The equivalent figure for desktops has - somewhat unexpectedly - rocketed from 48.5 to 82 per cent during the same period thanks mainly to tumbling SSD prices.

Context tracks units sold through top western European IT distributors.

"The sharp fall in price per gigabyte observed in 2019 is the main driver of accelerating SSD adoption as it enables vendors to sell SSD configurations at competitive prices", said Gurvan Meyer, business enterprise analyst at Context.

"Meanwhile, online storage services are getting cheaper, and the use of streaming online services more common, so there is less need for high-capacity local storage. Vendors can therefore sell models with less storage and this, too, is supporting the transition towards SSDs. And, last but not least, the majority of consumers have now experienced the advantages that SSDs bring to day-to-day computer use so are happy to pay a little more for a machine with this type of storage."

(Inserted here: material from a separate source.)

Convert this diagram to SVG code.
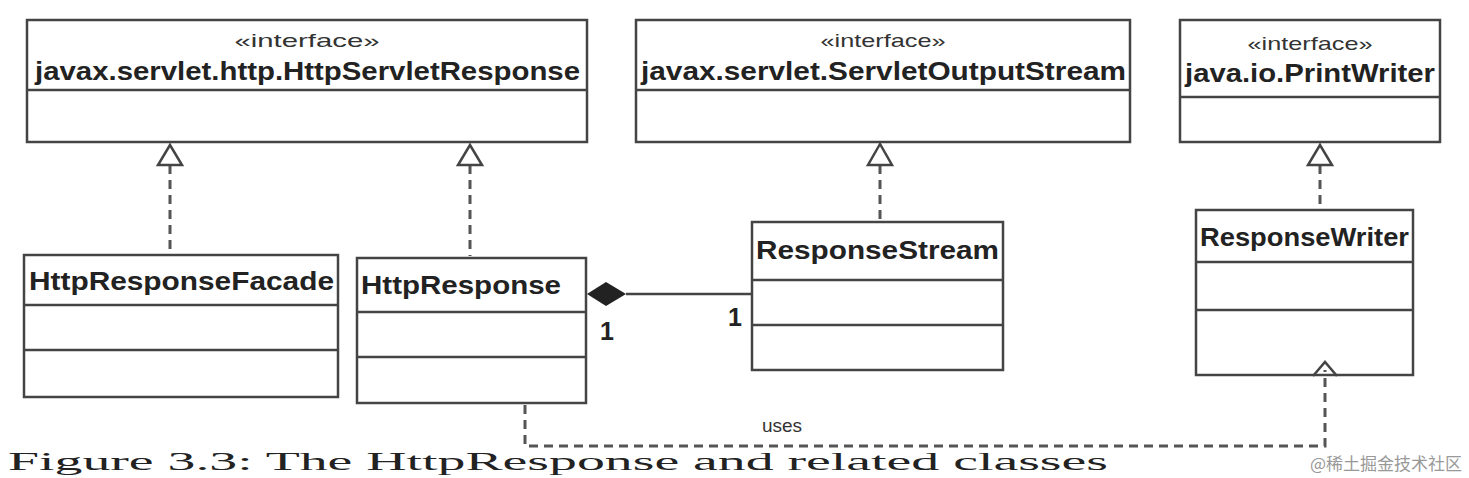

Thanks to these trends, it is "pretty safe to say" that no new laptop sold in Western Europe will have HDD as the primary storage component "by the end of 2020", Context said, adding that the desktop segment is set to follow suit in 2021.

Although only 9.9 per cent of PCs sold in the UK in Q4 contained HDDs, SSD adoption has been swifter in other European countries including the Netherlands, which already boasts a near HDD-less PC market already (see chart above). The transition in southern Europe, where average SSD adoption rates stand at 85 per cent, has been slower.